Given task
Extract, unchanged, every line from the top of the material below through the line with "Chart.register(...registerables);", and no more.

Given information
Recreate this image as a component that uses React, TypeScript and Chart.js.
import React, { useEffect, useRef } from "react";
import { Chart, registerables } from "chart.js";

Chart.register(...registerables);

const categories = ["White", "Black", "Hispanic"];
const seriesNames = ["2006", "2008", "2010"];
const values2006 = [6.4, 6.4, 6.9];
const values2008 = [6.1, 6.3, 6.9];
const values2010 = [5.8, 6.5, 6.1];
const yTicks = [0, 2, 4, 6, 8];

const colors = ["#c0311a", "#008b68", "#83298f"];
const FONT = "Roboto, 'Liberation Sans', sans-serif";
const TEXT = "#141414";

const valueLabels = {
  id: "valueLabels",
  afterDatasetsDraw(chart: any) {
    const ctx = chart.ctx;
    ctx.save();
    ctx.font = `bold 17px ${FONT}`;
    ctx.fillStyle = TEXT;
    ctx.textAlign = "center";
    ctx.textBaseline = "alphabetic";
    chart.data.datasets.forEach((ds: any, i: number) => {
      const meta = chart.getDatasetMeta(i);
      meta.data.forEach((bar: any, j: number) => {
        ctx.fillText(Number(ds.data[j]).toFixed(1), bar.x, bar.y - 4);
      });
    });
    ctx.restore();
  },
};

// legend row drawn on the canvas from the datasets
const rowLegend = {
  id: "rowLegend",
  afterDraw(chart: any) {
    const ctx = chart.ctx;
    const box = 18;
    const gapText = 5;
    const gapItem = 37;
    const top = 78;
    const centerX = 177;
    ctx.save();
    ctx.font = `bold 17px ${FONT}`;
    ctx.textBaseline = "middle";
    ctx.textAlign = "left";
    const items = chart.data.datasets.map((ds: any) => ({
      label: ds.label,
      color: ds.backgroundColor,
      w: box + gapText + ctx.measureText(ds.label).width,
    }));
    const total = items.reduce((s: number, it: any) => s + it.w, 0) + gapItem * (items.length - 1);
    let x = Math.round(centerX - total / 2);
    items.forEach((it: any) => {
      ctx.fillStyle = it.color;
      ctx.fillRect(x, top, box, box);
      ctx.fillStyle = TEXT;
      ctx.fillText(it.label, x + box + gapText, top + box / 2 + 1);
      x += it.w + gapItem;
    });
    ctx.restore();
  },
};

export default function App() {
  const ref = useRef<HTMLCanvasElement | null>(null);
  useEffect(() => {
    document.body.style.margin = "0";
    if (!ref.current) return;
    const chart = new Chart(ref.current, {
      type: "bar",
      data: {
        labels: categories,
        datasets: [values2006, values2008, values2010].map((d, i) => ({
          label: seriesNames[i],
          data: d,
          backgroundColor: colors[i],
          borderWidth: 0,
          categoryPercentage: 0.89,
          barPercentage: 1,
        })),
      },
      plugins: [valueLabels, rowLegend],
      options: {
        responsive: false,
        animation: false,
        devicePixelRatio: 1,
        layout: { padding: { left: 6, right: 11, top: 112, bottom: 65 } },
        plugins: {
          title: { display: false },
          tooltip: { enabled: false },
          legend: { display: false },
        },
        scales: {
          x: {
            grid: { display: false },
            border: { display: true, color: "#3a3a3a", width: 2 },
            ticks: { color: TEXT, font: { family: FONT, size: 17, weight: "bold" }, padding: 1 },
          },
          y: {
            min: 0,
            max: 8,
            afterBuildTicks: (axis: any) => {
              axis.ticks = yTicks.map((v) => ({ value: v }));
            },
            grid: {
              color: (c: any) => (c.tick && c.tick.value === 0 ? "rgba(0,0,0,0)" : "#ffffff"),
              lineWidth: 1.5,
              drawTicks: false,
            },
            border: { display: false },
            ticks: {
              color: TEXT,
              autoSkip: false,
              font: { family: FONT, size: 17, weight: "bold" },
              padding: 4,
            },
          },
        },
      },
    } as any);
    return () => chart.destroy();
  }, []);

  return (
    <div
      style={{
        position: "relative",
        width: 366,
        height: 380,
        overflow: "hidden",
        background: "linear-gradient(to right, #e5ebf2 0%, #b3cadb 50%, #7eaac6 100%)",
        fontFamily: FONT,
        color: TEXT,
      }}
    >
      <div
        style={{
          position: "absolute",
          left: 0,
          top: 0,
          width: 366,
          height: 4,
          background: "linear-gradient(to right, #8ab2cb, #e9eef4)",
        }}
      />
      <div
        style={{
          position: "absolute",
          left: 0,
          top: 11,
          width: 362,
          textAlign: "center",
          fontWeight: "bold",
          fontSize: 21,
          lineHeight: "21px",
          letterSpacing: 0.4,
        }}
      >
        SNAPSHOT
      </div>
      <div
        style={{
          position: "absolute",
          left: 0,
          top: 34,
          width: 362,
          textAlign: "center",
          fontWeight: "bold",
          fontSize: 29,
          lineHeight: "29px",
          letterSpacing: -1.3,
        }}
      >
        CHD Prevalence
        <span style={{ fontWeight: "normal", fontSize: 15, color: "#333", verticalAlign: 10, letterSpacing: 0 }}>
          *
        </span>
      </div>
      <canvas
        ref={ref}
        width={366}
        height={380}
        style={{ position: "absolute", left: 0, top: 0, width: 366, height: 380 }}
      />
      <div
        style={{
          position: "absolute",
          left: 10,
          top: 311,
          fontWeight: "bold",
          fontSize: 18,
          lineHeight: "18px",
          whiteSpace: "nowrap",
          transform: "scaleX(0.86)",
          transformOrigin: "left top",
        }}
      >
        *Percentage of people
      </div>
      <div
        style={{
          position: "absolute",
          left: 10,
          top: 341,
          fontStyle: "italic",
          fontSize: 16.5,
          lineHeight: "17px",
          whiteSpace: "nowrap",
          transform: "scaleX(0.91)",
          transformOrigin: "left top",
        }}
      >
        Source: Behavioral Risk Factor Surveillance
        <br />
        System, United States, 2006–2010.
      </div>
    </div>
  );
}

Full output
Recreate this image as a component that uses React, TypeScript and Chart.js.
import React, { useEffect, useRef } from "react";
import { Chart, registerables } from "chart.js";

Chart.register(...registerables);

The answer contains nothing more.